Heyo PB team, reaching out with a (potentially hacky) question/ask.
We read in data in ~real-time from client’s SQL DB. Right now, this is an incremental pipeline that results in SNAPSHOT backing datasets which back our objects.
These objects are expected to be as live as possible, and we’re currently working to reduce E2E pipeline latency.
One roadblock that I’ve been thinking about overcoming is long Ontology index times, and I’ve been wondering if there’s a way to leverage streaming-backed objects for this.
On this train of thought, I’ve tried re-implementing our snapshot backing dataset transforms (which live in transforms code right now) in a streaming PB, just to see what the output would look like. The inputs are all in snapshot mode instead of stream.

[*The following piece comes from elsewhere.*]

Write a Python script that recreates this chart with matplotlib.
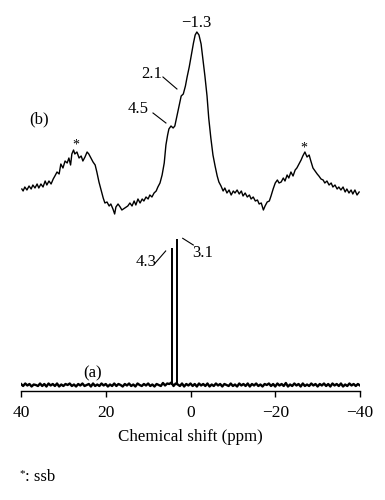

The resultant dataset is…empty.
Any thoughts here as to why? Is this even something that would work? How else could I “hijack” faster funnel index times with streaming backed objects to get our E2E latency down?
To understand if you want to use streaming or batch (streaming vs batch comparison), I’d think you would need to think about what is your e2e pipeline latency goal. If it is a sub 5/10 minutes, you likely do need to use streaming. However, if you are comfortable with a bit longer (say 15 minutes) you should be able to do this in batch.

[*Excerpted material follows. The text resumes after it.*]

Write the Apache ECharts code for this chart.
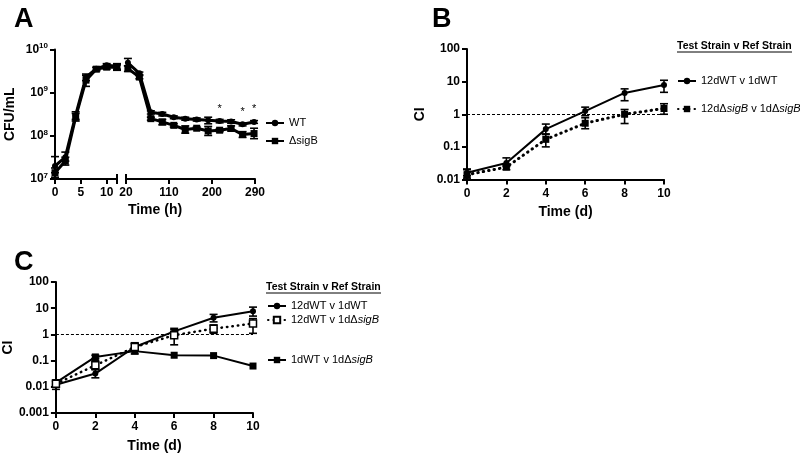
<!DOCTYPE html>
<html>
<head>
<meta charset="utf-8">
<script src="https://cdn.jsdelivr.net/npm/echarts@6/dist/echarts.min.js"></script>
<style>
html, body { margin: 0; padding: 0; background: #fff; }
#main { width: 800px; height: 457px; }
</style>
</head>
<body>
<div id="main"></div>
<script>
// ---- Panel A: CFU/mL over time (broken x axis) ----
const hoursEarly = [0, 2, 4, 6, 8, 10, 12]
const hoursLate = [24, 48, 72, 96, 120, 144, 168, 192, 216, 240, 264, 288]
const starHours = [216, 264, 288]

const wtEarly = [2.0e7, 3.2e7, 3.0e8, 2.3e9, 3.6e9, 4.3e9, 4.1e9]
const wtEarlyErr = [[1.4e7, 3.3e7], [2.6e7, 4.2e7], [2.4e8, 3.6e8], [1.9e9, 2.7e9], [3.3e9, 3.9e9], [3.9e9, 4.7e9], [3.5e9, 4.7e9]]
const sigBEarly = [1.4e7, 2.6e7, 2.7e8, 1.95e9, 3.5e9, 3.9e9, 3.9e9]
const sigBEarlyErr = [[1.1e7, 1.8e7], [2.1e7, 3.2e7], [2.2e8, 3.3e8], [1.4e9, 2.5e9], [3.2e9, 3.8e9], [3.5e9, 4.3e9], [3.3e9, 4.4e9]]

const wtLate = [4.9e9, 2.8e9, 3.5e8, 3.2e8, 2.7e8, 2.5e8, 2.4e8, 2.3e8, 2.2e8, 2.15e8, 1.85e8, 2.1e8]
const wtLateErr = [[4.2e9, 6.2e9], [2.6e9, 3.0e9], [3.2e8, 3.8e8], [2.9e8, 3.5e8], [2.5e8, 2.9e8], [2.3e8, 2.7e8], [2.2e8, 2.6e8], [1.9e8, 2.7e8], [2.0e8, 2.4e8], [1.95e8, 2.35e8], [1.7e8, 2.0e8], [1.95e8, 2.25e8]]
const sigBLate = [3.6e9, 2.3e9, 2.5e8, 2.1e8, 1.75e8, 1.4e8, 1.5e8, 1.3e8, 1.35e8, 1.48e8, 1.07e8, 1.13e8]
const sigBLateErr = [[3.1e9, 4.2e9], [2.1e9, 2.5e9], [2.3e8, 2.7e8], [1.8e8, 2.4e8], [1.6e8, 1.9e8], [1.15e8, 1.7e8], [1.4e8, 1.6e8], [1.02e8, 1.65e8], [1.25e8, 1.45e8], [1.3e8, 1.7e8], [0.92e8, 1.25e8], [0.86e8, 1.5e8]]

// ---- Panel B: competitive index ----
const days = [0, 2, 4, 6, 8, 10]
const wtB = [0.016, 0.032, 0.35, 1.25, 4.5, 7.9]
const wtBErr = [[0.013, 0.021], [0.025, 0.046], [0.24, 0.5], [0.9, 1.65], [2.6, 6], [4.7, 11]]
const sigBB = [0.014, 0.024, 0.17, 0.53, 1.0, 1.5]
const sigBBErr = [[0.011, 0.02], [0.02, 0.027], [0.1, 0.25], [0.36, 0.78], [0.52, 1.4], [1.0, 2.1]]

// ---- Panel C ----
const wtC = [0.012, 0.032, 0.33, 1.3, 4.3, 7.6]
const wtCErr = [[0.008, 0.016], [0.022, 0.046], [0.25, 0.48], [0.95, 1.7], [3.0, 5.8], [5, 11]]
const mixC = [0.013, 0.066, 0.33, 0.93, 1.65, 2.6]
const mixCErr = [[0.011, 0.016], [0.045, 0.1], [0.25, 0.45], [0.4, 1.5], [1.1, 2.3], [1.1, 4]]
const oneDayC = [0.0145, 0.138, 0.23, 0.16, 0.155, 0.062]
const oneDayCErr = [[0.012, 0.018], [0.12, 0.16], [0.18, 0.3], null, null, null]

const FONT = '"Liberation Sans", Arial, sans-serif'
const NAME_WT = '12dWT v 1dWT'
const NAME_SIGB = '12d\u0394sigB v 1d\u0394sigB'
const NAME_MIX = '12dWT v 1d\u0394sigB'
const NAME_ONE = '1dWT v 1d\u0394sigB'

let oMain = document.getElementById('main')
let oChart = echarts.init(oMain)

function zip(xs, ys) {
  return xs.map((x, i) => [x, ys[i]])
}

function errData(xs, errs) {
  let out = []
  xs.forEach((x, i) => { if (errs[i]) out.push([x, errs[i][0], errs[i][1]]) })
  return out
}

function renderErr(params, api) {
  let x = api.value(0)
  let lo = api.coord([x, api.value(1)])
  let hi = api.coord([x, api.value(2)])
  let w = 4
  let st = { stroke: '#000', lineWidth: 1.6 }
  return {
    type: 'group',
    children: [
      { type: 'line', shape: { x1: lo[0], y1: lo[1], x2: hi[0], y2: hi[1] }, style: st },
      { type: 'line', shape: { x1: lo[0] - w, y1: lo[1], x2: lo[0] + w, y2: lo[1] }, style: st },
      { type: 'line', shape: { x1: hi[0] - w, y1: hi[1], x2: hi[0] + w, y2: hi[1] }, style: st }
    ]
  }
}

function errSeries(idx, xs, errs) {
  return {
    type: 'custom', xAxisIndex: idx, yAxisIndex: idx, renderItem: renderErr,
    data: errData(xs, errs), encode: { x: 0, y: [1, 2] }, clip: false, z: 4, silent: true
  }
}

function line(name, idx, data, symbol, width, dotted, extra) {
  let s = {
    name: name, type: 'line', xAxisIndex: idx, yAxisIndex: idx, data: data,
    symbol: symbol, symbolSize: symbol === 'circle' ? 6 : 7, clip: false, z: 3,
    itemStyle: { color: '#000' },
    lineStyle: { color: '#000', width: width },
    emphasis: { disabled: true }
  }
  if (dotted) {
    s.lineStyle.type = [0.5, 5]
    s.lineStyle.cap = 'round'
  }
  return Object.assign(s, extra || {})
}

const axisLineStyle = { show: true, lineStyle: { color: '#000', width: 2 } }
const tickStyle = { show: true, length: 5, lineStyle: { color: '#000', width: 2 } }
const labelStyle = { color: '#000', fontFamily: FONT, fontWeight: 'bold', fontSize: 12 }
const nameStyle = { color: '#000', fontFamily: FONT, fontWeight: 'bold', fontSize: 14 }

function ciLabel(v) {
  return v >= 1 ? String(Math.round(v)) : String(+v.toPrecision(1))
}

function xValue(idx, min, max, extra) {
  return Object.assign({
    type: 'value', gridIndex: idx, min: min, max: max,
    axisLine: axisLineStyle, axisTick: tickStyle, splitLine: { show: false },
    axisLabel: Object.assign({ margin: 8 }, labelStyle)
  }, extra || {})
}

function yLog(idx, min, max, extra) {
  return Object.assign({
    type: 'log', logBase: 10, gridIndex: idx, min: min, max: max,
    axisLine: axisLineStyle, axisTick: tickStyle, splitLine: { show: false },
    minorTick: { show: false },
    axisLabel: Object.assign({ margin: 7, formatter: ciLabel }, labelStyle)
  }, extra || {})
}

const legendText = { color: '#000', fontFamily: FONT, fontSize: 11, lineHeight: 12,
  rich: { i: { fontStyle: 'italic', fontFamily: FONT, fontSize: 11, color: '#000' } } }

function legendFmt(name) {
  return name.replace(/sigB/g, function (m) { return name === '\u0394sigB' ? m : '{i|' + m + '}' })
}

function legend(names, left, top, gap) {
  return {
    data: names, orient: 'vertical', left: left, top: top, itemGap: gap,
    itemWidth: 18, itemHeight: 8, selectedMode: false, padding: 0,
    formatter: legendFmt, textStyle: legendText
  }
}

const RequOption = {
  animation: false,
  backgroundColor: '#fff',
  grid: [
    { left: 55, top: 49.5, width: 62, height: 129.5 },
    { left: 126, top: 49.5, width: 129, height: 129.5 },
    { left: 467, top: 49, width: 197, height: 130.5 },
    { left: 55.5, top: 282, width: 197.5, height: 131 }
  ],
  xAxis: [
    xValue(0, 0, 12, { interval: 5, axisLabel: Object.assign({ margin: 8, showMaxLabel: false }, labelStyle) }),
    xValue(1, 20, 290, {
      axisTick: Object.assign({ customValues: [20, 110, 200, 290] }, tickStyle),
      axisLabel: Object.assign({ margin: 8, customValues: [20, 110, 200, 290] }, labelStyle)
    }),
    xValue(2, 0, 10, { interval: 2, name: 'Time (d)', nameLocation: 'middle', nameGap: 26, nameTextStyle: nameStyle }),
    xValue(3, 0, 10, { interval: 2, name: 'Time (d)', nameLocation: 'middle', nameGap: 26, nameTextStyle: nameStyle })
  ],
  yAxis: [
    yLog(0, 1e7, 1e10, {
      name: 'CFU/mL', nameLocation: 'middle', nameGap: 38, nameTextStyle: nameStyle,
      axisLabel: Object.assign({
        margin: 7,
        formatter: function (v) { return '10{sup|' + Math.round(Math.log10(v)) + '}' },
        rich: { sup: { fontSize: 8, fontWeight: 'bold', fontFamily: FONT, color: '#000', verticalAlign: 'bottom', padding: [0, 0, 7, 0] } }
      }, labelStyle)
    }),
    yLog(1, 1e7, 1e10, { show: false }),
    yLog(2, 0.01, 100, { name: 'CI', nameLocation: 'middle', nameGap: 40, nameTextStyle: nameStyle }),
    yLog(3, 0.001, 100, { name: 'CI', nameLocation: 'middle', nameGap: 40, nameTextStyle: nameStyle })
  ],
  legend: [
    legend(['WT', '\u0394sigB'], 265, 117, 6),
    legend([NAME_WT, NAME_SIGB], 677, 75, 16),
    legend([NAME_WT, NAME_MIX], 267, 300, 2),
    legend([NAME_ONE], 267, 354, 2)
  ],
  series: [
    line('WT', 0, zip(hoursEarly, wtEarly), 'circle', 3, false),
    line('\u0394sigB', 0, zip(hoursEarly, sigBEarly), 'rect', 3, false),
    line('WT', 1, hoursLate.map((t, i) => starHours.indexOf(t) >= 0
      ? { value: [t, wtLate[i]], label: { show: true, formatter: '*', position: 'top', distance: 4, fontSize: 11, color: '#000', fontFamily: FONT } }
      : [t, wtLate[i]]), 'circle', 3, false),
    line('\u0394sigB', 1, zip(hoursLate, sigBLate), 'rect', 3, false),
    errSeries(0, hoursEarly, wtEarlyErr),
    errSeries(0, hoursEarly, sigBEarlyErr),
    errSeries(1, hoursLate, wtLateErr),
    errSeries(1, hoursLate, sigBLateErr),

    line(NAME_WT, 2, zip(days, wtB), 'circle', 2, false, {
      markLine: {
        silent: true, symbol: 'none', label: { show: false },
        lineStyle: { color: '#000', width: 1.2, type: [3, 2] }, data: [{ yAxis: 1 }]
      }
    }),
    line(NAME_SIGB, 2, zip(days, sigBB), 'rect', 3, true),
    errSeries(2, days, wtBErr),
    errSeries(2, days, sigBBErr),

    line(NAME_WT, 3, zip(days, wtC), 'circle', 2, false, {
      markLine: {
        silent: true, symbol: 'none', label: { show: false },
        lineStyle: { color: '#000', width: 1.2, type: [3, 2] }, data: [{ yAxis: 1 }]
      }
    }),
    line(NAME_MIX, 3, zip(days, mixC), 'rect', 2.5, true, {
      symbolSize: 7, itemStyle: { color: '#fff', borderColor: '#000', borderWidth: 1.5 }, z: 5
    }),
    line(NAME_ONE, 3, zip(days, oneDayC), 'rect', 2, false),
    errSeries(3, days, wtCErr),
    errSeries(3, days, mixCErr),
    errSeries(3, days, oneDayCErr)
  ]
}

oChart.setOption(RequOption)

// axis break bars and free text
let pEnd = oChart.convertToPixel({ xAxisIndex: 0, yAxisIndex: 0 }, [12, 1e7])
let pStart = oChart.convertToPixel({ xAxisIndex: 1, yAxisIndex: 1 }, [20, 1e7])
let pMid = oChart.convertToPixel({ xAxisIndex: 0, yAxisIndex: 0 }, [0, 1e7])
let pLast = oChart.convertToPixel({ xAxisIndex: 1, yAxisIndex: 1 }, [290, 1e7])
const barStyle = { stroke: '#000', lineWidth: 2 }
const letterFont = 'bold 27px ' + FONT
const legTitleFont = 'bold 10.5px ' + FONT

oChart.setOption({
  graphic: { elements: [
    { type: 'line', shape: { x1: pEnd[0], y1: pEnd[1] - 5, x2: pEnd[0], y2: pEnd[1] + 5 }, style: barStyle },
    { type: 'line', shape: { x1: pStart[0], y1: pStart[1] - 5, x2: pStart[0], y2: pStart[1] + 5 }, style: barStyle },
    { type: 'text', x: (pMid[0] + pLast[0]) / 2, y: 210, style: { text: 'Time (h)', font: 'bold 14px ' + FONT, fill: '#000', textAlign: 'center', textVerticalAlign: 'middle' } },
    { type: 'text', x: 14, y: 6, style: { text: 'A', font: letterFont, fill: '#000' } },
    { type: 'text', x: 432, y: 6, style: { text: 'B', font: letterFont, fill: '#000' } },
    { type: 'text', x: 14, y: 249, style: { text: 'C', font: letterFont, fill: '#000' } },
    { type: 'text', x: 677, y: 46, style: { text: 'Test Strain v Ref Strain', font: legTitleFont, fill: '#000', textVerticalAlign: 'middle' } },
    { type: 'line', shape: { x1: 677, y1: 52, x2: 792, y2: 52 }, style: { stroke: '#000', lineWidth: 1 } },
    { type: 'text', x: 266, y: 287, style: { text: 'Test Strain v Ref Strain', font: legTitleFont, fill: '#000', textVerticalAlign: 'middle' } },
    { type: 'line', shape: { x1: 266, y1: 293, x2: 381, y2: 293 }, style: { stroke: '#000', lineWidth: 1 } }
  ] }
})
</script>
</body>
</html>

One option off the bat that would improve your e2e pipeline time would be to make your pipeline output incremental, this would expedite the ontology sync / indexing job.
I’m worried about E2E incrementality for maintainability purposes. It’s nice to have near E2E incrementality and then snapshot the backing dataset; it allows for more schema flexibility/filtering etc without crazy complicated code.